Here is documentation about arrow wounds during the Civil War era.
3 September 1863, the Battle of Stone Hill was fought in North Dakota. Corwin Lee: 7th Iowa Cavalry Company M, The Sioux City Cavalry wrote a vivid account of the engagement that was printed in the Iowa City Republican. The full text is on page 263 of
Iowa Valor, a compilation of Civil War Combat Experiences from Soldiers of the State Distinguished as Most Patriotic of the Patriotic.
The Lakota had fought from the cover of a ravine leading to a wetland & lake. As darkness fell, the Lakota who survived retreated from the filed.
"Col. Wilson had his horse shot under him, also the Adutant, who was wounded & lay on the field, covering himself with his robe. During the night he was discovery by an Indian & stabbed with a butcher knife three or four times, the knife being left in a wound. he lived into the next day. In the ravine the Indians' plunder lay, literally covering the ground, showing unmistakable evidence of the severity of our fire. Dead & crippled ponies, squaws, papooses & Indians lay in confusion & blood scattered on all sides."
"During the next day there was considerable running round or the battle field. One wounded Indian was discovered in the grass & with his bow & arrows he succeeded in wounding two of our men before they could kill him. He would shoot tow arrows at a time, & dodge down into the tall grass before they could get a sight of him."
"Our second bugler & the sergeant of the battery brought him down with their revolvers & the bugler scalped him before he ceased kicking."
The Battle of Stone Hill is a state park in North Dakota.
Fetterman was lured into a trap by that the Lakota, Northern Cheyenne & Northern Arapaho had spent weeks to prepare. They called the engagement the Battle of the Hundred in Hand.
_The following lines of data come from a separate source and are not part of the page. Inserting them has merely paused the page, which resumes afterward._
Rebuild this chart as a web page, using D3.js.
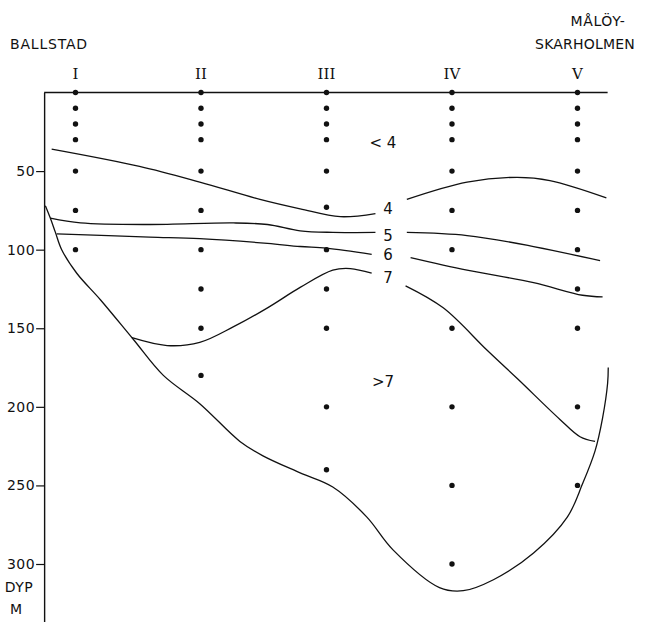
<!DOCTYPE html>
<html>
<head>
<meta charset="utf-8">
<script src="https://cdn.jsdelivr.net/npm/d3@7"></script>
<style>
  body { margin: 0; background: #fff; }
  text { font-family: "DejaVu Sans", sans-serif; fill: #111; }
</style>
</head>
<body>
<svg id="chart" width="647" height="622"></svg>
<script>
// stations along the section
const stations = ["I", "II", "III", "IV", "V"];
const sampleDepths = [
  [0, 10, 20, 30, 50, 75, 100],
  [0, 10, 20, 30, 50, 75, 100, 125, 150, 180],
  [0, 10, 20, 30, 50, 73, 100, 125, 150, 200, 240],
  [0, 10, 20, 30, 50, 75, 100, 150, 200, 250, 300],
  [0, 10, 20, 30, 50, 75, 100, 125, 150, 200, 250]
];
const depthTicks = [50, 100, 150, 200, 250, 300];
const sectionX = [0.75, 5.24];
const depthExtent = [0, 337];

// [station position, depth m]
const bottom = [[0.76,72],[0.80,80],[0.84,89],[0.89,100],[1.01,115],[1.20,132],[1.46,157],
  [1.70,180],[1.99,198],[2.31,222],[2.49,231],[2.79,242],[3.05,251],[3.32,270],[3.53,291],
  [3.90,315],[4.09,317],[4.33,310],[4.65,293],[4.92,270],[5.04,249],[5.14,228],[5.20,207],
  [5.24,185],[5.245,175]];
const iso4a = [[0.81,36],[1.51,47],[1.99,57],[2.47,68],[2.79,74],[3.11,79],[3.39,77]];
const iso4b = [[3.64,68],[4.12,57],[4.52,54],[4.78,56],[5.23,67]];
const iso5a = [[0.80,80],[1.04,83],[1.59,84],[2.26,83],[2.53,84],[2.79,88],[3.05,89],[3.39,89]];
const iso5b = [[3.64,89],[4.12,91],[4.65,98],[5.18,107]];
const iso6a = [[0.85,90],[1.59,92],[1.99,93],[2.53,96],[2.79,98],[3.00,99],[3.36,103]];
const iso6b = [[3.67,105],[4.12,113],[4.65,121],[5.04,129],[5.20,130]];
const iso7a = [[1.45,156],[1.73,161],[1.99,159],[2.26,149],[2.53,137],[2.79,124],[3.05,113],[3.19,112],[3.36,115]];
const iso7b = [[3.63,123],[3.93,137],[4.28,164],[4.52,182],[4.86,208],[5.02,219],[5.14,222]];

const isoLabels = [
  { t: "< 4", s: 3.45, d: 32 },
  { t: "4", s: 3.49, d: 74 },
  { t: "5", s: 3.49, d: 91 },
  { t: "6", s: 3.49, d: 103 },
  { t: "7", s: 3.49, d: 118 },
  { t: ">7", s: 3.45, d: 184 }
];

const svg = d3.select("#chart");

const x = d3.scaleLinear().domain([1, 5]).range([75.5, 577.5]);
const y = d3.scaleLinear().domain([0, 300]).range([92.5, 564]);

const line = d3.line()
  .x(d => x(d[0]))
  .y(d => y(d[1]))
  .curve(d3.curveCatmullRom.alpha(0.5));

// depth axis
const axis = svg.append("g")
  .attr("transform", `translate(${x(sectionX[0])},0)`)
  .call(d3.axisLeft(y.copy().domain(depthExtent).range([y(depthExtent[0]), y(depthExtent[1])]))
    .tickValues(depthTicks).tickSize(8).tickPadding(1).tickSizeOuter(0));
axis.select(".domain").attr("stroke", "#111").attr("stroke-width", 1.4);
axis.selectAll(".tick line").attr("stroke", "#111").attr("stroke-width", 1.2);
axis.selectAll(".tick text")
  .attr("font-family", "DejaVu Sans")
  .attr("font-size", 14)
  .attr("letter-spacing", 0.5)
  .attr("fill", "#111");

// sea surface
svg.append("line")
  .attr("x1", x(sectionX[0])).attr("x2", x(sectionX[1]))
  .attr("y1", y(0)).attr("y2", y(0))
  .attr("stroke", "#111").attr("stroke-width", 1.4);

// bottom and isolines
svg.selectAll("path.iso")
  .data([bottom, iso4a, iso4b, iso5a, iso5b, iso6a, iso6b, iso7a, iso7b])
  .enter()
  .append("path")
  .attr("class", "iso")
  .attr("d", line)
  .attr("fill", "none")
  .attr("stroke", "#111")
  .attr("stroke-width", 1.3);

// sample points
stations.forEach((s, i) => {
  svg.selectAll(null)
    .data(sampleDepths[i])
    .enter()
    .append("circle")
    .attr("cx", x(i + 1))
    .attr("cy", d => y(d))
    .attr("r", 2.7)
    .attr("fill", "#111");
});

// station numerals
svg.selectAll("text.st")
  .data(stations)
  .enter()
  .append("text")
  .attr("class", "st")
  .attr("x", (d, i) => x(i + 1))
  .attr("y", y(0) - 14)
  .attr("text-anchor", "middle")
  .style("font-family", "DejaVu Serif")
  .attr("font-size", 15)
  .text(d => d);

svg.selectAll("text.lab")
  .data(isoLabels)
  .enter()
  .append("text")
  .attr("class", "lab")
  .attr("x", d => x(d.s))
  .attr("y", d => y(d.d))
  .attr("dy", "0.35em")
  .attr("text-anchor", "middle")
  .attr("font-size", 15)
  .text(d => d.t);

// place names
svg.append("text").attr("x", 10).attr("y", 49).attr("font-size", 14)
  .attr("letter-spacing", 0.8).text("BALLSTAD");
svg.append("text").attr("x", 598).attr("y", 26).attr("font-size", 14)
  .attr("text-anchor", "middle").attr("letter-spacing", 0.6).text("MÅLÖY-");
svg.append("text").attr("x", 585).attr("y", 49).attr("font-size", 14)
  .attr("text-anchor", "middle").attr("letter-spacing", 0.2).text("SKARHOLMEN");

// axis title
svg.append("text").attr("x", 19).attr("y", 592).attr("font-size", 14)
  .attr("text-anchor", "middle").attr("letter-spacing", 0.5).text("DYP");
svg.append("text").attr("x", 16).attr("y", 614).attr("font-size", 14)
  .attr("text-anchor", "middle").text("M");
</script>
</body>
</html>
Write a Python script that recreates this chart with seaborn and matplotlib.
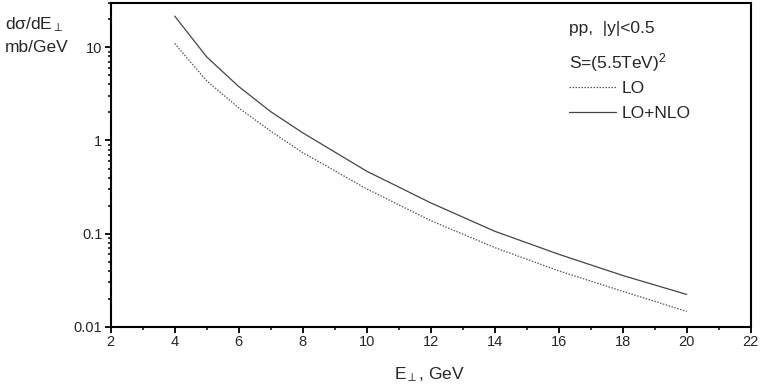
import numpy as np
import pandas as pd
import matplotlib
matplotlib.use("Agg")
import matplotlib.pyplot as plt
import seaborn as sns
from matplotlib.ticker import FixedLocator, LogLocator, NullFormatter, FuncFormatter, MultipleLocator
from matplotlib.lines import Line2D

# ---- data ----
e_perp = [4, 5, 6, 7, 8, 10, 12, 14, 16, 18, 20]
lo = [11.0, 4.37, 2.24, 1.26, 0.741, 0.302, 0.138, 0.0708, 0.0398, 0.024, 0.0146]
lo_nlo = [21.7, 7.9, 3.8, 2.04, 1.21, 0.468, 0.214, 0.106, 0.060, 0.0355, 0.0222]
series_names = ["LO", "LO+NLO"]
x_ticks = [2, 4, 6, 8, 10, 12, 14, 16, 18, 20, 22]
y_ticks = [0.01, 0.1, 1, 10]
y_tick_labels = ["0.01", "0.1", "1", "10"]

df = pd.DataFrame({
    "E": e_perp * 2,
    "val": lo + lo_nlo,
    "series": [series_names[0]] * len(e_perp) + [series_names[1]] * len(e_perp),
})

sns.set_style("ticks")
plt.rcParams["font.family"] = ["Liberation Sans", "DejaVu Sans"]
plt.rcParams["mathtext.fontset"] = "custom"
plt.rcParams["mathtext.rm"] = "Liberation Sans"
plt.rcParams["mathtext.it"] = "Liberation Sans"

fig = plt.figure(figsize=(7.63, 3.92), dpi=100)
ax = fig.add_axes([110.7 / 763, 1 - 326.7 / 392, (750.7 - 110.7) / 763, (326.7 - 2.7) / 392])

styles = {"LO": dict(color="#555555", lw=0.9, linestyle=(0, (1.2, 1.2))),
          "LO+NLO": dict(color="#444444", lw=0.9, linestyle="-")}
for name in series_names:
    sub = df[df["series"] == name]
    sns.lineplot(data=sub, x="E", y="val", ax=ax, **styles[name])

ax.set_yscale("log")
ax.set_xlim(2, 22)
ax.set_ylim(0.01, 30.2)

ax.xaxis.set_major_locator(FixedLocator(x_ticks))
ax.xaxis.set_minor_locator(MultipleLocator(1))
ax.yaxis.set_major_locator(FixedLocator(y_ticks))
ax.yaxis.set_major_formatter(FuncFormatter(lambda v, p: dict(zip(y_ticks, y_tick_labels)).get(v, "")))
ax.yaxis.set_minor_locator(LogLocator(base=10, subs=np.arange(2, 10)))
ax.yaxis.set_minor_formatter(NullFormatter())

ax.tick_params(which="major", direction="out", length=4, width=1.3, labelsize=10.5, pad=2, color="black")
ax.tick_params(which="minor", direction="out", length=2.5, width=1.1, color="black")
for lab in ax.get_xticklabels() + ax.get_yticklabels():
    lab.set_family(["Liberation Sans Narrow", "Liberation Sans", "DejaVu Sans"])
    lab.set_stretch("condensed")

for side, sp in ax.spines.items():
    sp.set_visible(True)
    sp.set_linewidth(1.5)
    sp.set_color("black")

ax.set_xlabel("")
ax.set_ylabel("")

# axis labels
fig.text(5 / 763, 1 - 25 / 392, "d\u03c3/dE$_{\\perp}$", fontsize=12.5, va="center", ha="left")
fig.text(5 / 763, 1 - 48 / 392, "mb/GeV", fontsize=12.5, va="center", ha="left")
fig.text(430 / 763, 1 - 375 / 392, "E$_{\\perp}$, GeV", fontsize=12.5, va="center", ha="center")

# annotations
fig.text(569 / 763, 1 - 29 / 392, "pp,  |y|<0.5", fontsize=12.5, va="center", ha="left")
fig.text(569 / 763, 1 - 63 / 392, "S=(5.5TeV)$^{2}$", fontsize=12.5, va="center", ha="left")

handles = [Line2D([], [], **styles[n]) for n in series_names]
leg = ax.legend(handles, series_names, loc="upper left",
                bbox_to_anchor=(569 / 763, 1 - 81 / 392), bbox_transform=fig.transFigure,
                frameon=False, fontsize=12.5, handlelength=2.7, handletextpad=0.35,
                labelspacing=0.55, borderpad=0, borderaxespad=0)

fig.savefig("out.png", dpi=100)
Fetterman's death site is location where he & 80 men infantry were brought under attack from two directions. He & his men when down in minutes under a shower of arrows. The attackers inflicted friendly fire casualties on each other.
I highly recommend an article available online from the Journal of the American Revolution. Techniques & Tech/May 16, 2013.
Battle Wounds: Never Pull an Arrow Out of a Body by Hugh T. Harrington.
The most complete & detailed account of arrow wounds & treatments is Dr. Joseph Howland Bill's "Notes on Arrow Wounds" is considered the definitive work on American arrow wounds.
In 1860 Bill was commissioned 1st Lieutenant & assigned to Fort Defiance, New Mexico. There, he wrote a 22-page essay,
"Notes on Arrow Wounds," which was published in
American Journal of Medical Sciences, 1862. He was transferred east, serving in the Civil War & stayed in the army until his death in 1885.
Dr. Bill encountered arrow heads made from stone, antler, shell, hardwood, bone & metal. The arrow head was attached with tendons or sinews. Once wet, the arrowhead would become loose form its contact with blood & other bodily fluids. Attempting to pull the arrow out would leave the head in the wound. The doctor would then have to probe the wound like searching for a bullet.
"...expert bowman can easily discharge six arrows a minute."
In one of Dr. Bill's case studies, three soldiers suffered 42 arrow wounds between them. He also says that he only rarely saw a patient with only a single arrow wound. Because of the ragged edges of the arrow head, leaving it in the wound as could be done with bullets, was not an option. An arrowhead would aggravate the wound & cause inflammation. Only amputation could save the patient.
"We might as well cut the patient's limb up until we do find the arrow-head."
If an arrowhead had lodged in a bone, great effort was required to remove it using a wire loop.
"...bracing my knees against the patients thorax, I applied all the action I could muster. Suddenly the arrowhead flew out of its seat, & I would have fallen on the floor, had not the steward caught me."
Bill observed eighty arrow wounds, the majority to the trunk, thirty six in all. Of these twenty-two died. There were 35 wounds to the extremities. He concluded that arrow wounds were more likely to be fatal than those from bullets. Bill's is the only documented historical report on the nature & treatment of arrow wounds.
<ehistory.freeservers.com> Joseph Howland Bill, M.D., Arrow Wounds & Treatments on the Western Frontier... a fatality greater than that produced by any other weapon. by Lisa A. Ennis & Hugh T. Harrington is a really good capsulation of Bill's book.
The metal identified in arrowheads was almost always taken from a barrel hoop. I haven't encountered any copper or bronze heads. In antiquity they were cast, which wasn't a technique used on the plaines.